O primeiro dia do plantão judiciário da cracolândia, centro de São Paulo, teve uma internação feita à força e uma voluntária - ambas sem participação do mutirão do governo. Quem procurou ajuda no novo serviço esbarrou no desencontro de informações sobre internação e ficou frustrado com a falta de apoio.
A família do aposentado Reinaldo Mira, de 62 anos, precisou dopá-lo para levá-lo ao Centro de Referência de Álcool, Tabaco e Outras Drogas (Cratod), onde o plantão judiciário foi instalado. A autônoma Ana Paula Mira, de 34 anos, enganou o pai: disse que o levaria ao médico e colocou calmantes no suco que ele tomou de manhã.
“Se não tivesse feito isso, ninguém iria buscar meu pai. Ele ainda estaria na rua. Poderia até morrer. Ele está totalmente fora de órbita”, diz Ana Paula. Segundo ela, Reinaldo começou a usar crack com frequência há dois anos. Ana visitou o Cratod na semana passada e disse que foi orientada por funcionários a levar o pai ontem. O outro caso de internação foi de uma menina de 16 anos levada ao local pela família por vontade própria.
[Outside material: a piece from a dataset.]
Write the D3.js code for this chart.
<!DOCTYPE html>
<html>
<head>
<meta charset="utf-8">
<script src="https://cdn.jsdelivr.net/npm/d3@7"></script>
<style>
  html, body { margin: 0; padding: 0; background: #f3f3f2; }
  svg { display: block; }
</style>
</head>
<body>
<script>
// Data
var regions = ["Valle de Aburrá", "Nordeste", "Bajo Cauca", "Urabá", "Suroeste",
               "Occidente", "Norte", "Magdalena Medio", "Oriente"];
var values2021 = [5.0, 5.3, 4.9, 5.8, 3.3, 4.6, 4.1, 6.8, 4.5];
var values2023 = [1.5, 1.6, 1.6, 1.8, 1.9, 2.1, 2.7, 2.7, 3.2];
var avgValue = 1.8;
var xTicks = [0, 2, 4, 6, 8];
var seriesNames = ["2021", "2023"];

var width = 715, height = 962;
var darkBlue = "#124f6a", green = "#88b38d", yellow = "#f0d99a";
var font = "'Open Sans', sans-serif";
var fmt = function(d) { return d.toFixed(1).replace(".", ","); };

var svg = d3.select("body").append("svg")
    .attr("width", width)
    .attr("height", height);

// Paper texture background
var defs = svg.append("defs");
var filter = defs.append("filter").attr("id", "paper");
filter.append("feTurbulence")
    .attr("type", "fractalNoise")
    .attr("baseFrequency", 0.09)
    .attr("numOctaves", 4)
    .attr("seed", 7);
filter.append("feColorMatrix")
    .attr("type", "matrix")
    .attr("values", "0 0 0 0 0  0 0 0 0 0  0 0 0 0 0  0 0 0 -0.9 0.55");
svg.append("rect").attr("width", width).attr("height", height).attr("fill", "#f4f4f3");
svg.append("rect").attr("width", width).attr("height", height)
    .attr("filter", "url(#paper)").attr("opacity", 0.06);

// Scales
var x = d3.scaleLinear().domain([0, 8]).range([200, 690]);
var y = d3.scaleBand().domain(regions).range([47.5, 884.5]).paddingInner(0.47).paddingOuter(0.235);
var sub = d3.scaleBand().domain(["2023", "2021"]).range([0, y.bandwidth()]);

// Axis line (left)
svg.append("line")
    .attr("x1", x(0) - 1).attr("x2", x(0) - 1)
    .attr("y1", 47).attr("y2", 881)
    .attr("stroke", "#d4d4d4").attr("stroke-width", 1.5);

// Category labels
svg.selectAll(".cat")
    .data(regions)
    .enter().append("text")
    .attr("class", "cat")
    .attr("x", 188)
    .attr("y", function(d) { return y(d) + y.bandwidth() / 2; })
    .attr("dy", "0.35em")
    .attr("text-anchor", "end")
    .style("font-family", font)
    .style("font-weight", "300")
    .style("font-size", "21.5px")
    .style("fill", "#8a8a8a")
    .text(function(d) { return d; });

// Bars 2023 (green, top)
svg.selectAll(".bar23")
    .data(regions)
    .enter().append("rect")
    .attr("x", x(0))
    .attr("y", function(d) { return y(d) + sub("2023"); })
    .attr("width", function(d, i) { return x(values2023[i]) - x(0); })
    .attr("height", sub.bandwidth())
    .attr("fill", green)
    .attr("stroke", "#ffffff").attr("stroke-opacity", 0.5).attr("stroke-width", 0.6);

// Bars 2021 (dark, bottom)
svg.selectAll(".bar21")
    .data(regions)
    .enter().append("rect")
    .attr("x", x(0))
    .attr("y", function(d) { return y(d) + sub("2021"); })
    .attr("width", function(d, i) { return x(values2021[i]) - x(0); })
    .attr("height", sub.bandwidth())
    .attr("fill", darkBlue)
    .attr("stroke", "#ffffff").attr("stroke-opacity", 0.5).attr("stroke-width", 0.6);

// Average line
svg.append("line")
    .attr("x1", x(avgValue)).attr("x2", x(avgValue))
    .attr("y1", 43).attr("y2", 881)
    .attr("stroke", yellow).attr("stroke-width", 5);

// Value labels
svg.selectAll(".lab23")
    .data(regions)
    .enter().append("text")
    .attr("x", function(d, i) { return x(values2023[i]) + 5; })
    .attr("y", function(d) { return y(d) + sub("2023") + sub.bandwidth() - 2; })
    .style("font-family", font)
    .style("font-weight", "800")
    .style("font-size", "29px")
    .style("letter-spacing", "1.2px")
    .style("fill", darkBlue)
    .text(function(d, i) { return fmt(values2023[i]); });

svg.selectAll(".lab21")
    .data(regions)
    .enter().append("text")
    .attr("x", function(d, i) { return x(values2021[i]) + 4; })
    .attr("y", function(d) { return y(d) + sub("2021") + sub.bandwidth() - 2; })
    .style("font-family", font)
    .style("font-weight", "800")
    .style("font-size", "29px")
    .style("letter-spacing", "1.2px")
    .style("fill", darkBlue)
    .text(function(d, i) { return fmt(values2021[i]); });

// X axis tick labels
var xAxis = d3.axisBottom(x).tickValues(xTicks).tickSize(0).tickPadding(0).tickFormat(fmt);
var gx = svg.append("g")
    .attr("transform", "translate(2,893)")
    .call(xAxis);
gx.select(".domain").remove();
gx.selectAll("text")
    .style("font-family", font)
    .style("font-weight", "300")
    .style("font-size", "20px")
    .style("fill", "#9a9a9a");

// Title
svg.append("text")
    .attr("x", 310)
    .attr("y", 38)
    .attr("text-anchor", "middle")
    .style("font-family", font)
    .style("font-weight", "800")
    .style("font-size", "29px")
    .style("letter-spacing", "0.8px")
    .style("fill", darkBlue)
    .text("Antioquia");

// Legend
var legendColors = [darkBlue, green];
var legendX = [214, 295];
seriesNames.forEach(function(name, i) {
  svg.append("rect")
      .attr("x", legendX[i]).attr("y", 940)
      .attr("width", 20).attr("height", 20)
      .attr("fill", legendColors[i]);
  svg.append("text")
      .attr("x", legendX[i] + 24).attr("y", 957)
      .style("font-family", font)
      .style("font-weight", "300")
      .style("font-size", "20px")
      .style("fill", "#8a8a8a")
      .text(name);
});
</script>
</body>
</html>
O jornal O Estado de S. Paulo apurou que integrantes do Judiciário e do Ministério Público não acreditam que seus colegas vão autorizar internação compulsória (sem consentimento do dependente e da família) nem veem a medida como solução ao crack. O programa, segundo o governo, é destinado apenas a exceções, usuários que estejam à beira da morte ou colocando a vida de outros em risco.
Mas os anúncios do governo não foram entendidos dessa forma pela população. Pelo menos oito mães ouvidas pela reportagem procuraram o Cratod na segunda-feira (21) para pedir a internação dos filhos. Elas achavam que sairiam de lá com o tratamento marcado, mas apenas receberam orientação para procurar a rede pública de atendimento de saúde.
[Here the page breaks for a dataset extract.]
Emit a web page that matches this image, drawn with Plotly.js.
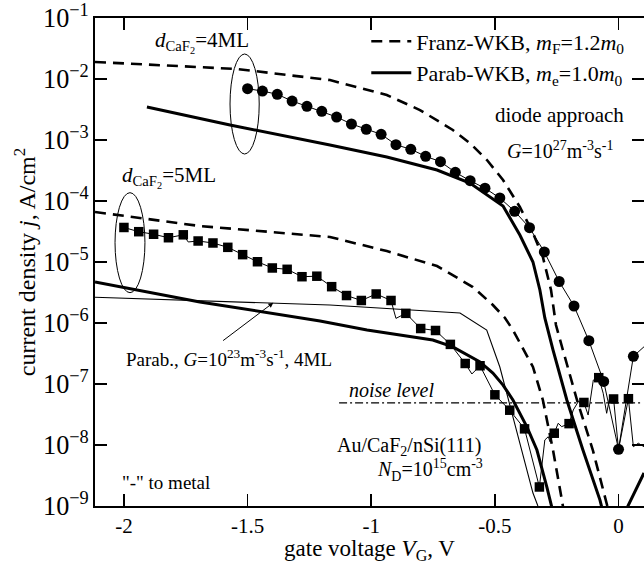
<!DOCTYPE html>
<html>
<head>
<meta charset="utf-8">
<script src="https://cdn.plot.ly/plotly-3.0.1.min.js"></script>
<style>html,body{margin:0;padding:0;background:#fff}</style>
</head>
<body>
<div id="chart" style="width:644px;height:564px"></div>
<script>
// ---- data (gate voltage V, current density A/cm^2) ----
var franz4V = [-2.117,-1.543,-1.167,-0.937,-0.803,-0.670,-0.601,-0.532,-0.467,-0.399,-0.346,-0.306,-0.273,-0.253,-0.225,-0.168,-0.104,-0.047,-0.039];
var franz4J = [1.90e-2,1.46e-2,9.6e-3,5.47e-3,3.10e-3,1.46e-3,8.9e-4,4.70e-4,2.21e-4,7.98e-5,2.99e-5,1.21e-5,3.48e-6,9.27e-7,3.61e-7,5.47e-8,8.28e-9,1.12e-9,7.98e-10];
var parab4V = [-1.907,-1.571,-1.167,-0.937,-0.734,-0.601,-0.467,-0.399,-0.346,-0.318,-0.298,-0.265,-0.209,-0.144,-0.075,-0.063];
var parab4J = [3.48e-3,1.76e-3,8.28e-4,5.26e-4,3.22e-4,1.97e-4,8.28e-5,2.77e-5,1.0e-5,3.48e-6,1.21e-6,3.61e-7,5.47e-8,8.28e-9,1.25e-9,7.98e-10];
var franz5V = [-2.117,-1.693,-1.167,-0.937,-0.734,-0.589,-0.508,-0.459,-0.427,-0.346,-0.306,-0.265,-0.229,-0.221];
var franz5J = [6.61e-5,3.89e-5,2.57e-5,1.51e-5,8.59e-6,3.89e-6,1.97e-6,1.21e-6,7.67e-7,1.90e-7,5.47e-8,8.28e-9,1.25e-9,7.98e-10];
var parab5V = [-2.117,-1.693,-1.207,-1.017,-0.751,-0.670,-0.560,-0.508,-0.467,-0.427,-0.370,-0.330,-0.290,-0.269,-0.265];
var parab5J = [4.70e-6,2.21e-6,1.08e-6,7.67e-7,5.26e-7,4.05e-7,2.30e-7,1.51e-7,9.6e-8,5.47e-8,1.97e-8,8.28e-9,2.05e-9,9.6e-10,7.98e-10];
var riseV = [0.030,0.038,0.103];
var riseJ = [7.1e-10,1.0e-9,3.48e-9];
var g23V = [-2.117,-1.167,-0.641,-0.533,-0.480,-0.346,-0.326,-0.31];
var g23J = [2.64e-6,1.97e-6,1.46e-6,7.67e-7,1.90e-7,1.63e-9,1.0e-9,7e-10];
var noiseV = [-1.13,0.088];
var noiseJ = [4.9e-8,4.9e-8];
var circV = [-1.5,-1.44,-1.38,-1.32,-1.26,-1.2,-1.14,-1.08,-1.02,-0.96,-0.9,-0.84,-0.78,-0.72,-0.66,-0.6,-0.54,-0.48,-0.42,-0.36,-0.3,-0.24,-0.18,-0.12,-0.06,0,0.06];
var circJ = [6.93e-3,6.35e-3,5.61e-3,4.35e-3,3.57e-3,2.95e-3,2.38e-3,1.83e-3,1.50e-3,1.24e-3,8.37e-4,7.04e-4,5.41e-4,4.41e-4,2.95e-4,2.15e-4,1.62e-4,1.12e-4,6.78e-5,3.65e-5,1.46e-5,4.79e-6,1.90e-6,5.13e-7,1.10e-7,8.5e-9,2.84e-7];
var circExtraV = [0.103];
var circExtraJ = [4.08e-7];
var sqV = [-2,-1.94,-1.88,-1.82,-1.76,-1.7,-1.64,-1.58,-1.52,-1.46,-1.4,-1.34,-1.28,-1.22,-1.16,-1.1,-1.04,-0.98,-0.92,-0.86,-0.8,-0.74,-0.68,-0.62,-0.56,-0.5,-0.44,-0.38,-0.32,-0.26,-0.2,-0.14,-0.08,-0.02,0.04];
var sqJ = [3.68e-5,3.14e-5,2.85e-5,2.50e-5,2.79e-5,2.21e-5,2.05e-5,1.74e-5,1.32e-5,1.01e-5,7.98e-6,7.59e-6,5.74e-6,5.85e-6,3.94e-6,2.82e-6,2.34e-6,2.99e-6,2.34e-6,1.44e-6,8.12e-7,7.54e-7,4.46e-7,2.17e-7,1.99e-7,6.65e-8,3.72e-8,1.84e-8,2.05e-9,1.56e-8,2.24e-8,4.98e-8,1.27e-7,5.68e-8,5.74e-8];
var sqWigV = [-1.74,-0.9,-0.593,-0.298,-0.284,-0.277,-0.244,-0.230,-0.183,-0.163,-0.123,-0.102,-0.062,-0.048,-0.035,0.0,0.060,0.080,0.103];
var sqWigJ = [2.13e-5,1.19e-6,1.46e-7,1.21e-8,1.37e-8,1.13e-8,2.27e-8,2.0e-8,3.75e-8,5.13e-8,3.1e-8,1.16e-7,7.05e-8,3.31e-8,6.2e-8,8.5e-9,9.37e-9,1.07e-8,9.37e-9];
var xTickVals = [-2,-1.5,-1,-0.5,0];
var xTickText = ['-2','-1.5','-1','-0.5','0'];

function merge(aV,aJ,bV,bJ){
  var pts=[];
  for(var i=0;i<aV.length;i++) pts.push([aV[i],aJ[i]]);
  for(var k=0;k<bV.length;k++) pts.push([bV[k],bJ[k]]);
  pts.sort(function(p,q){return p[0]-q[0];});
  return {x:pts.map(function(p){return p[0];}), y:pts.map(function(p){return p[1];})};
}
var sqRaw = merge(sqV,sqJ,sqWigV,sqWigJ);
var circRaw = merge(circV,circJ,circExtraV,circExtraJ);

var FONT = 'Liberation Serif, Times New Roman, serif';
var dashStyle = '11px,7px';
var traces = [
  {x:franz4V,y:franz4J,mode:'lines',line:{color:'#000',width:2.6,dash:dashStyle},name:'Franz-WKB, <i>m</i><sub>F</sub>=1.2<i>m</i><sub>0</sub>',showlegend:true},
  {x:parab4V,y:parab4J,mode:'lines',line:{color:'#000',width:3},name:'Parab-WKB, <i>m</i><sub>e</sub>=1.0<i>m</i><sub>0</sub>',showlegend:true},
  {x:franz5V,y:franz5J,mode:'lines',line:{color:'#000',width:2.6,dash:dashStyle},showlegend:false},
  {x:parab5V,y:parab5J,mode:'lines',line:{color:'#000',width:3},showlegend:false},
  {x:riseV,y:riseJ,mode:'lines',line:{color:'#000',width:3},showlegend:false},
  {x:g23V,y:g23J,mode:'lines',line:{color:'#000',width:1.1},showlegend:false},
  {x:noiseV,y:noiseJ,mode:'lines',line:{color:'#000',width:1.1,dash:'8px,3px,2px,3px'},showlegend:false},
  {x:sqRaw.x,y:sqRaw.y,mode:'lines',line:{color:'#000',width:1},showlegend:false},
  {x:circRaw.x,y:circRaw.y,mode:'lines',line:{color:'#000',width:1},showlegend:false},
  {x:sqV,y:sqJ,mode:'markers',marker:{symbol:'square',size:9.5,color:'#000'},showlegend:false},
  {x:circV,y:circJ,mode:'markers',marker:{symbol:'circle',size:11,color:'#000'},showlegend:false}
];

function ann(text,x,ly,xanchor,size){
  return {text:text,x:x,y:ly,xref:'x',yref:'y',xanchor:xanchor,yanchor:'middle',align:xanchor,showarrow:false,font:{family:FONT,size:size,color:'#000'}};
}
var annotations = [
  ann('<i>d</i><sub>CaF<sub>2</sub></sub>=4ML',-1.884,-1.40,'left',21),
  ann('<i>d</i><sub>CaF<sub>2</sub></sub>=5ML',-2.016,-3.60,'left',21),
  ann('diode approach',0.030,-2.59,'right',21),
  ann('<i>G</i>=10<sup>27</sup>m<sup>-3</sup>s<sup>-1</sup>',-0.015,-3.16,'right',20),
  ann('Parab., <i>G</i>=10<sup>23</sup>m<sup>-3</sup>s<sup>-1</sup>, 4ML',-2.0,-6.57,'left',19),
  ann('<i>noise level</i>',-1.10,-7.10,'left',20),
  ann('Au/CaF<sub>2</sub>/nSi(111)',-1.147,-8.02,'left',20),
  ann('<i>N</i><sub>D</sub>=10<sup>15</sup>cm<sup>-3</sup>',-0.985,-8.41,'left',20),
  ann('"-" to metal',-2.016,-8.61,'left',19),
  {x:-1.396,y:-5.667,ax:-1.605,ay:-6.307,axref:'x',ayref:'y',xref:'x',yref:'y',text:'',showarrow:true,arrowhead:2,arrowsize:1,arrowwidth:1,arrowcolor:'#000'}
];

var shapes = [
  {type:'circle',xref:'x',yref:'y',x0:-1.571,x1:-1.453,y0:2.57e-2,y1:5.89e-4,line:{color:'#000',width:1}},
  {type:'circle',xref:'x',yref:'y',x0:-2.036,x1:-1.915,y0:1.37e-4,y1:3.14e-6,line:{color:'#000',width:1}}
];

var axisCommon = {showline:true,linecolor:'#000',linewidth:2,mirror:'ticks',ticks:'inside',ticklen:12,tickwidth:1.5,tickcolor:'#000',showgrid:false,zeroline:false,tickfont:{family:FONT,size:21,color:'#000'}};
var layout = {
  width:644,height:564,
  margin:{l:95,r:0,t:18,b:58},
  paper_bgcolor:'#fff',plot_bgcolor:'#fff',
  font:{family:FONT,color:'#000'},
  xaxis:Object.assign({},axisCommon,{range:[-2.117,0.103],tickvals:xTickVals,ticktext:xTickText,
    title:{text:'gate voltage <i>V</i><sub>G</sub>, V',font:{family:FONT,size:23,color:'#000'},standoff:5}}),
  yaxis:Object.assign({},axisCommon,{type:'log',range:[-9,-1],dtick:1,exponentformat:'power',
    title:{text:'current density <i>j</i>, A/cm<sup>2</sup>',font:{family:FONT,size:24,color:'#000'},standoff:1}}),
  showlegend:true,
  legend:{x:0.975,y:0.995,xanchor:'right',yanchor:'top',bgcolor:'rgba(0,0,0,0)',font:{family:FONT,size:22,color:'#000'},tracegroupgap:0,itemwidth:40},
  annotations:annotations,
  shapes:shapes
};
Plotly.newPlot('chart',traces,layout,{displayModeBar:false,staticPlot:true});
</script>
</body>
</html>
“Estou saindo daqui com as mesmas dúvidas de quando cheguei”, disse a auxiliar geral Marlene Sampaio de Lima, de 53 anos. Ela esperava que seu filho de 27 anos, usuário de drogas há 11, pudesse ser internado naquela hora. Marlene foi orientada a procurar Centro de Atenção Psicossocial (Caps) do seu bairro.
Já para a diarista Edna, de 52 anos, assistentes sociais prometeram a ela que entrariam em contato com o Caps de seu bairro. Técnicos iriam visitar o filho dela, um homem de 26 anos e avaliariam seu quadro clínico.
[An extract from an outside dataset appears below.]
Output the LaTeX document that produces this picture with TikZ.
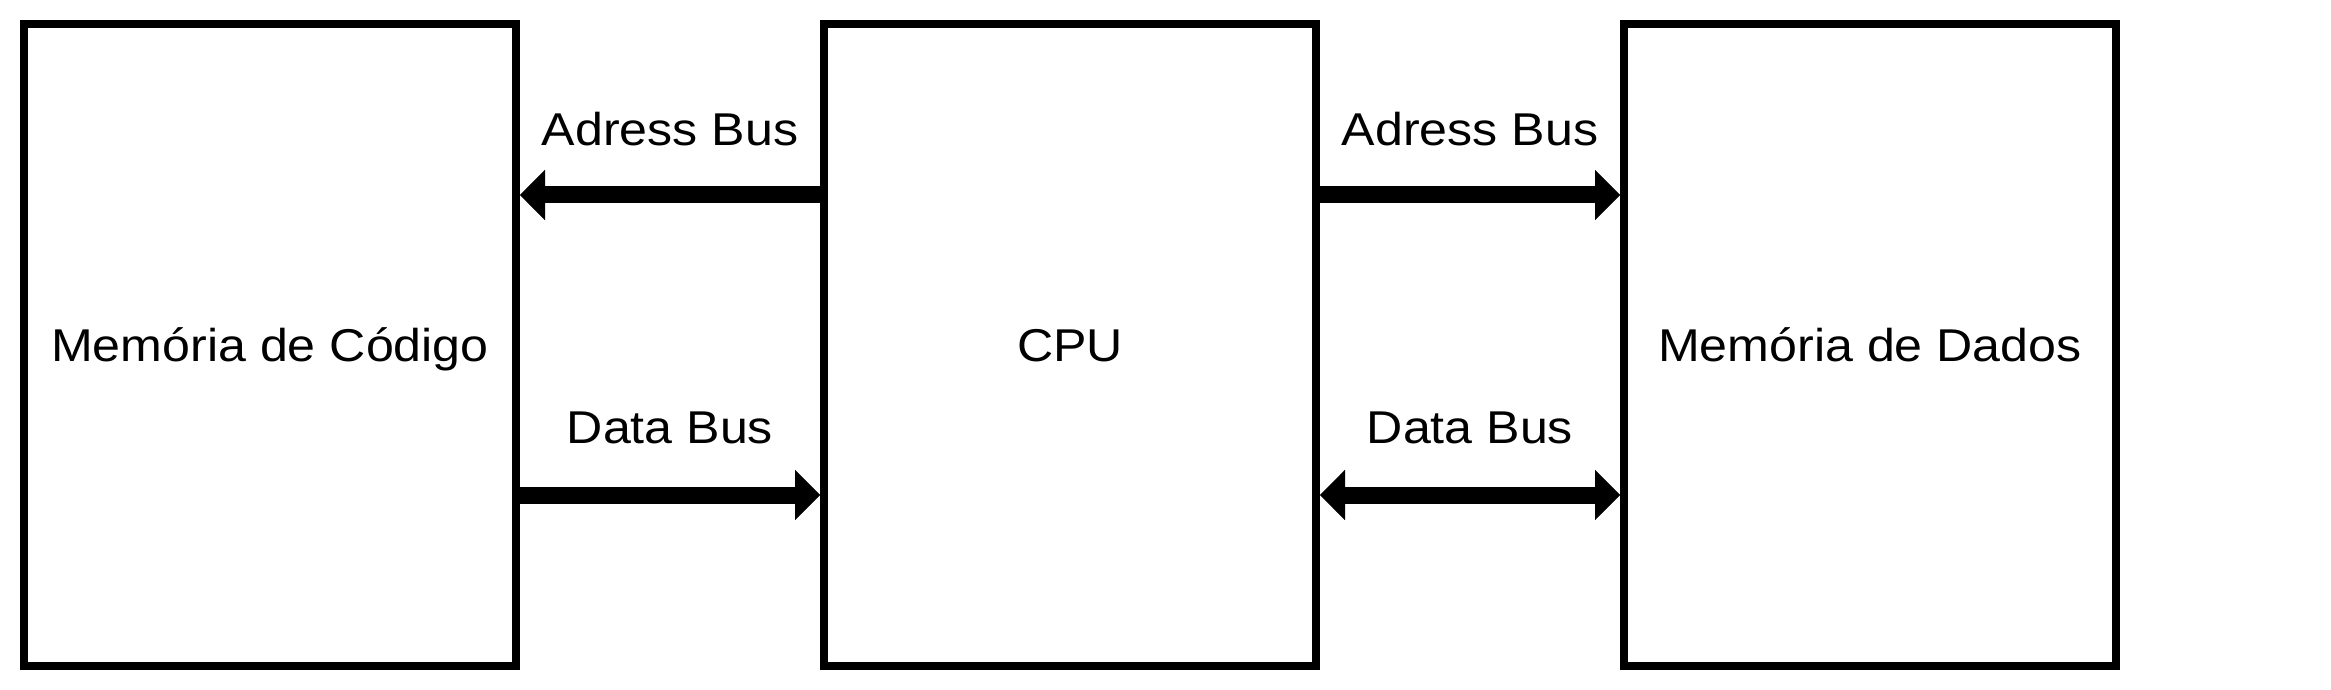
\documentclass[tikz,border=0pt]{standalone}
\usepackage{fontspec}
\setmainfont{Liberation Sans}[FakeStretch=1.09]
\usetikzlibrary{arrows.meta}
\begin{document}
\begin{tikzpicture}[x=0.5pt,y=-0.5pt,
  box/.style={draw=black,line width=4pt,minimum width=246pt,minimum height=321pt,inner sep=0pt,
    text height=18pt,text depth=2pt,font=\fontsize{23}{27}\selectfont},
  lbl/.style={anchor=base,inner sep=0pt,font=\fontsize{23}{27}\selectfont},
  tipr/.tip={Triangle[length=12.5pt,width=25pt,line width=0.1pt]},
  bus/.style={line width=8.5pt,-tipr},
  busboth/.style={line width=8.5pt,tipr-tipr}]
\useasboundingbox[fill=white] (0,0) rectangle (2331,690);
\node[box] (mc) at (270,345) {Memória de Código};
\node[box] (cpu) at (1070,345) {CPU};
\node[box] (md) at (1870,345) {Memória de Dados};
\draw[bus] ([yshift=75pt]cpu.west) -- ([yshift=75pt]mc.east);
\draw[bus] ([yshift=-75pt]mc.east) -- ([yshift=-75pt]cpu.west);
\draw[bus] ([yshift=75pt]cpu.east) -- ([yshift=75pt]md.west);
\draw[busboth] ([yshift=-75pt]cpu.east) -- ([yshift=-75pt]md.west);
\node[lbl] (a1) at (670,146) {Adress Bus};
\node[lbl] (d1) at (670,443) {Data Bus};
\node[lbl] (a2) at (1470,146) {Adress Bus};
\node[lbl] (d2) at (1470,443) {Data Bus};
\end{tikzpicture}
\end{document}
Nem quatro usuários de drogas que foram ao Cratod por conta própria pedir ajuda ficaram internados. Médicos que avaliaram um dos casos, o do ajudante-geral Vágner José dos Santos, de 35 anos, que chegou ao Cratod às 10h, disseram que não havia necessidade de interná-lo e marcaram atendimento ambulatorial para a tarde. “Fui almoçar e dei sorte que não vi um cachimbo no caminho. Senão ia fumar.”